Helping You Learn to Hear “Yes”.
Helping You Learn to Hear “Yes”.
Moments of Power: How to Identify and Use Them
During our interactions with others we often unconsciously find ourselves in the so-called “moments of power,” times where we can engage our partner with a highly persuasive lever for the future, even if, at that very moment we have no interest in persuading the person to do anything.
Recognizing and using these moments of power is of vital importance and has become a standard practice of every good persuader. On the other hand, letting these special moments pass without any benefit, as most people do, deprives us of a favorable opportunity to exercise our powers of persuasion, forgoing the chance to move others in our direction in an ethical way that’s also in their best interest.
So, what are these “moments of power” and how do we recognize them? And above all, what should we do when we find ourselves in the middle of them? The answer to these questions is surprisingly simple and can be illustrated with a short example:
Dr. Smith, manager at a large company, receives a call from a colleague who asks with a worried tone if Dr. Smith can lend a hand because he has a meeting with a key customer of the company the next morning and producing sales report is of the highest priority for the colleague. He also needs to produce some other documents and has no time to do this by himself before the meeting.
The colleague is not aware of it but Dr. Smith has recently created a report very similar to the one in question and, with only a few changes, the same document can very well be used for next day’s meeting.
The next day, the two men meet at the office and the colleague first thanks Dr. Smith profusely, praising his responsiveness and the timing of his action, telling him that he pretty much “saved his life.” How should Dr. Smith respond to this praise? Being a person of integrity and honesty he simply says, “Well, you don’t even have to thank me, it was a small thing, I had already prepared a similar study and didn’t do anything else but send it with a few changes. I would have done it for anyone!”
Here, Dr. Smith has just found himself in one of the famous moments of power and has just blatantly wasted it! Sound familiar? Maybe it’s happened to you recently.

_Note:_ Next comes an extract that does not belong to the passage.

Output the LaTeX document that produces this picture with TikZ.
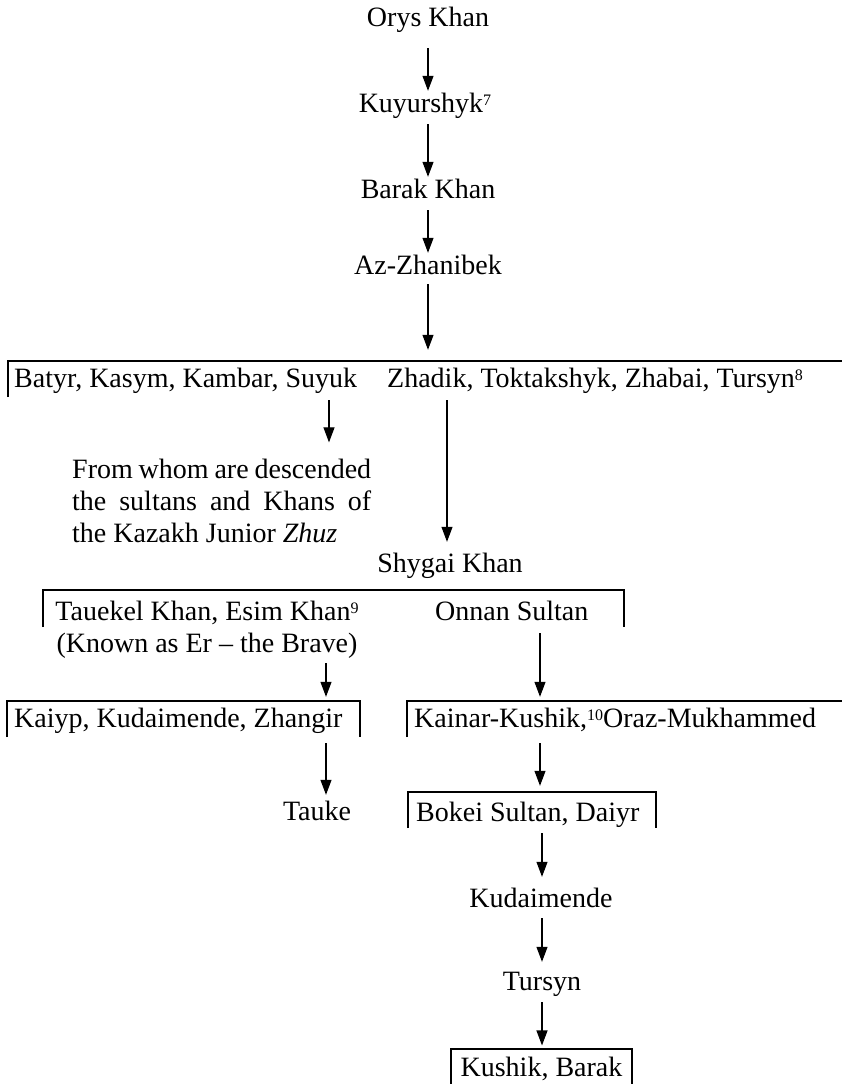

Now let's see what the good doctor should have done instead. We can identify three fundamental points:
1) Do not belittle the magnitude of the action. This doesn’t mean you have to brag about what you have done, saying that the report cost us hours and hours of work, because this wouldn’t be ethical! Just say something like, “I tried to create for you the most accurate and precise report possible. I put all my efforts in it and I am glad you appreciate it.” The detail that the report has already created is beside the point when it comes to persuasion and may be omitted.
2) Highlight the fact that the action was done specifically because the request came from that person. Instead of saying, “I’d do it for anyone,” say, “I know how important it was for you and I know how hard you work, so if I could give you a hand, I did it very willingly.” In other words, we are customizing our action.
3) Laying the foundations to be reciprocated. Proper use of a moment of power gives us a future persuasive lever to use with that person. Another way to look at it is it gives us a “credit” with the other person and the principle of reciprocity alerts us to the fact that the other person will feel obligated to reciprocate in some way. To emphasize and establish this point you just say a simple but powerful phrase, “I know you would have done the same for me if the roles were reversed.”
Think of how many times somebody thanks you for a favor and how, you can now quickly and easily apply the three points described above. Begin to practice this technique now so you don’t miss any more “moments of power.”